A ruling that the House can go to the courts to enforce a subpoena against executive branch officials such as McGahn means that the court will have to decide similar cases over and over, Moopan said, and the public will wonder why the courts are deciding who is right.

“This court will be in the business of resolving disputes between the branches over information,” Moopan said. “It won’t be good for the courts, and it frankly won’t be good for either of the political branches, because sometimes the House will lose some of those cases and then they will have less power than they had before.”

Instead, Moopan suggested that Congress has a lot of tools to compel the executive branch to turn over information, such as blocking appropriations, other legislation or nominations.

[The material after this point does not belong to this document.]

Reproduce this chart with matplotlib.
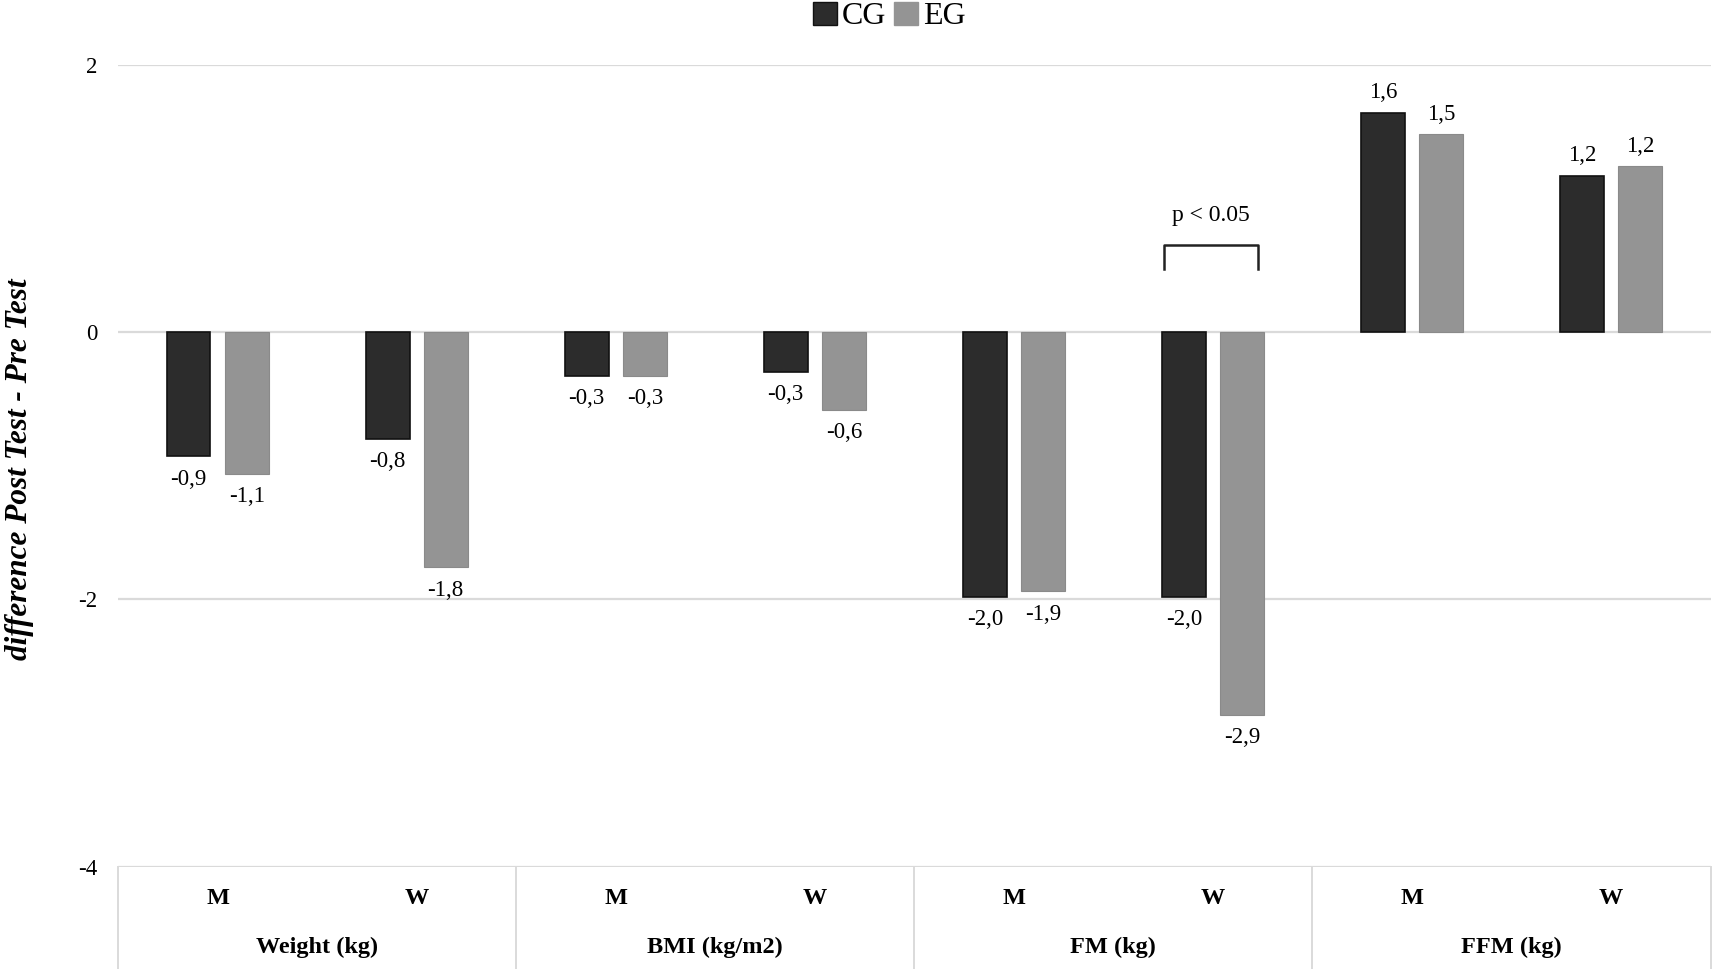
import numpy as np
import matplotlib
matplotlib.use("Agg")
import matplotlib.pyplot as plt
from matplotlib.patches import Patch
import matplotlib.transforms as mtransforms

plt.rcParams["font.family"] = ["Liberation Serif", "DejaVu Serif"]

# data
sexes = ["M", "W", "M", "W", "M", "W", "M", "W"]
groups = ["Weight (kg)", "BMI (kg/m2)", "FM (kg)", "FFM (kg)"]
cg = [-0.93, -0.80, -0.33, -0.30, -1.98, -1.98, 1.64, 1.17]
eg = [-1.06, -1.76, -0.33, -0.58, -1.94, -2.86, 1.48, 1.24]
series = ["CG", "EG"]
y_ticks = [-4, -2, 0, 2]

CG_COL = "#2c2c2c"
EG_COL = "#949494"
GRID = "#dadada"


def fmt(v):
    return f"{v:.1f}".replace(".", ",")


fig = plt.figure(figsize=(17.14, 9.69), dpi=100)
ax = fig.add_axes([0.0689, 0.1053, 0.9291, 0.8281])

x = np.arange(len(sexes))
w = 0.22
off = 0.146
ax.bar(x - off, cg, w, color=CG_COL, edgecolor="#111111", lw=1.2, zorder=3)
ax.bar(x + off, eg, w, color=EG_COL, edgecolor="#8a8a8a", lw=0.8, zorder=3)

for xi, v in zip(x - off, cg):
    ax.text(xi, v + (0.15 if v > 0 else -0.17), fmt(v), ha="center",
            va="center", fontsize=16.5)
for xi, v in zip(x + off, eg):
    ax.text(xi, v + (0.15 if v > 0 else -0.17), fmt(v), ha="center",
            va="center", fontsize=16.5)

ax.set_xlim(-0.5, len(sexes) - 0.5)
ax.set_ylim(-4, 2)
ax.set_yticks(y_ticks)
ax.set_yticklabels([str(t) for t in y_ticks], fontsize=16.5)
ax.set_xticks([])
ax.tick_params(axis="y", length=0, pad=15)
for sp in ax.spines.values():
    sp.set_visible(False)
for t in y_ticks:
    ax.axhline(t, color=GRID, lw=1.6, zorder=1)

# category table below the plot
trans = mtransforms.blended_transform_factory(ax.transData, fig.transFigure)
bottom_y = 1 - 867 / 969
for b in [-0.5, 1.5, 3.5, 5.5, 7.5]:
    ax.plot([b, b], [bottom_y, 0], color=GRID, lw=1.4, transform=trans,
            clip_on=False)
for xi, s in zip(x, sexes):
    ax.text(xi, 1 - 899 / 969, s, transform=trans, ha="center", va="center",
            fontsize=17.5, fontweight="bold")
for gi, g in enumerate(groups):
    ax.text(2 * gi + 0.5, 1 - 947 / 969, g, transform=trans, ha="center",
            va="center", fontsize=17.5, fontweight="bold")

# significance bracket on FM W
bx0, bx1 = 5 - 0.245, 5 + 0.225
ax.plot([bx0, bx0, bx1, bx1], [0.47, 0.65, 0.65, 0.47], color="#222222",
        lw=1.8, zorder=4, solid_joinstyle="round")
ax.text(4.99, 0.87, "p < 0.05", ha="center", va="center", fontsize=17)

fig.text(20 / 1714, 1 - 469 / 969, "difference Post Test - Pre Test",
         rotation=90, ha="center", va="center", fontsize=22.5,
         fontstyle="italic", fontweight="bold")

handles = [Patch(facecolor=CG_COL, edgecolor="#111111"),
           Patch(facecolor=EG_COL, edgecolor=EG_COL)]
fig.legend(handles, series, loc="center", bbox_to_anchor=(0.519, 0.983),
           ncol=2, frameon=False, fontsize=23, handlelength=0.75,
           handleheight=0.75, handletextpad=0.15, columnspacing=0.25)

fig.savefig("out.png", dpi=100)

Things turned a little wilder in the argument on the case about grand jury materials, when Judge Neomi Rao asked House General Counsel Doug Letter a hypothetical question.

Rao asked: If the D.C. Circuit authorized the House to get the grand jury information from the Justice Department — instead of ordered the DOJ to turn it over as the lower court had done — would the House have to then have to subpoena the Justice Department for that information?

Rao said she was unable to find any case in which a court ordered the DOJ to release grand jury information to Congress, and that the Justice Department couldn’t tell them today whether the Justice Department would turn the information over without an order to do so.

Letter said it was “stunning” to think that Barr would not turn over the information if the D.C. Circuit ruled that the House was entitled to it. The House would have to send out its sergeant at arms to collect the grand jury information if the court did not order the DOJ to turn it over, Letter said.

“That’s why we don’t do that anymore. We don’t have the sergeant at arms go out and arrest people, and maybe have a gun battle with Mr. Barr’s FBI security detail. Instead, we go to court,” Letter said. “Everybody has recognized that we go to court.”

Letter said there’s no case that comes anywhere close to saying Congress cannot go to court to enforce its investigatory powers for oversight or impeachment.

And Letter had some sarcasm for the argument that Congress should forgo lawsuits and instead use its inherent contempt power to physically arrest those who don’t turn over information to Congress — which hasn’t been used since the 1920s — or its appropriations power.

“The sergeant at arms will arrest Attorney General Barr next time he’s up at Congress, I’ve run into him in the halls there, so next time he’s there we’ll just arrest him,” Letter said. “And we can we can go about it that way, or we can shut down the government. There’s a great way for Congress to get information, we’ll shut down the entire government for a couple of months. We saw what a disaster that was.”